## Requirements
Every line of the listing must be reproduced as it stands. Leave the images behind.

◇ ◇ ◇

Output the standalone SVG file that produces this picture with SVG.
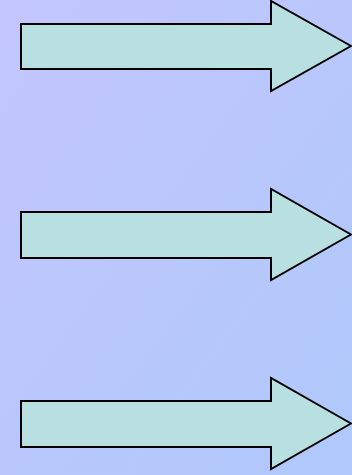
<svg xmlns="http://www.w3.org/2000/svg" width="352" height="475" viewBox="0 0 352 475">
<defs>
<linearGradient id="bg" x1="0" y1="0" x2="1" y2="1">
<stop offset="0" stop-color="#c3c6fd"/>
<stop offset="1" stop-color="#afc8fb"/>
</linearGradient>
<style>.arr{fill:#b8e0e0;stroke:#000;stroke-width:2;stroke-linejoin:miter}</style>
</defs>
<rect width="352" height="475" fill="url(#bg)"/>
<g id="arrow1"><path class="arr" d="M21,24 H271 V1 L351,46 L271,91 V69 H21 Z"/></g>
<g id="arrow2"><path class="arr" d="M21,212 H271 V189 L351,234.5 L271,280 V258 H21 Z"/></g>
<g id="arrow3"><path class="arr" d="M21,401 H271 V378 L351,423.5 L271,469 V447 H21 Z"/></g>
<g id="connectors"></g>
</svg>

◇ ◇ ◇

## Response to the task
Output the standalone SVG file that produces this picture with SVG.
<svg xmlns="http://www.w3.org/2000/svg" width="352" height="475" viewBox="0 0 352 475">
<defs>
<linearGradient id="bg" x1="0" y1="0" x2="1" y2="1">
<stop offset="0" stop-color="#c3c6fd"/>
<stop offset="1" stop-color="#afc8fb"/>
</linearGradient>
<style>.arr{fill:#b8e0e0;stroke:#000;stroke-width:2;stroke-linejoin:miter}</style>
</defs>
<rect width="352" height="475" fill="url(#bg)"/>
<g id="arrow1"><path class="arr" d="M21,24 H271 V1 L351,46 L271,91 V69 H21 Z"/></g>
<g id="arrow2"><path class="arr" d="M21,212 H271 V189 L351,234.5 L271,280 V258 H21 Z"/></g>
<g id="arrow3"><path class="arr" d="M21,401 H271 V378 L351,423.5 L271,469 V447 H21 Z"/></g>
<g id="connectors"></g>
</svg>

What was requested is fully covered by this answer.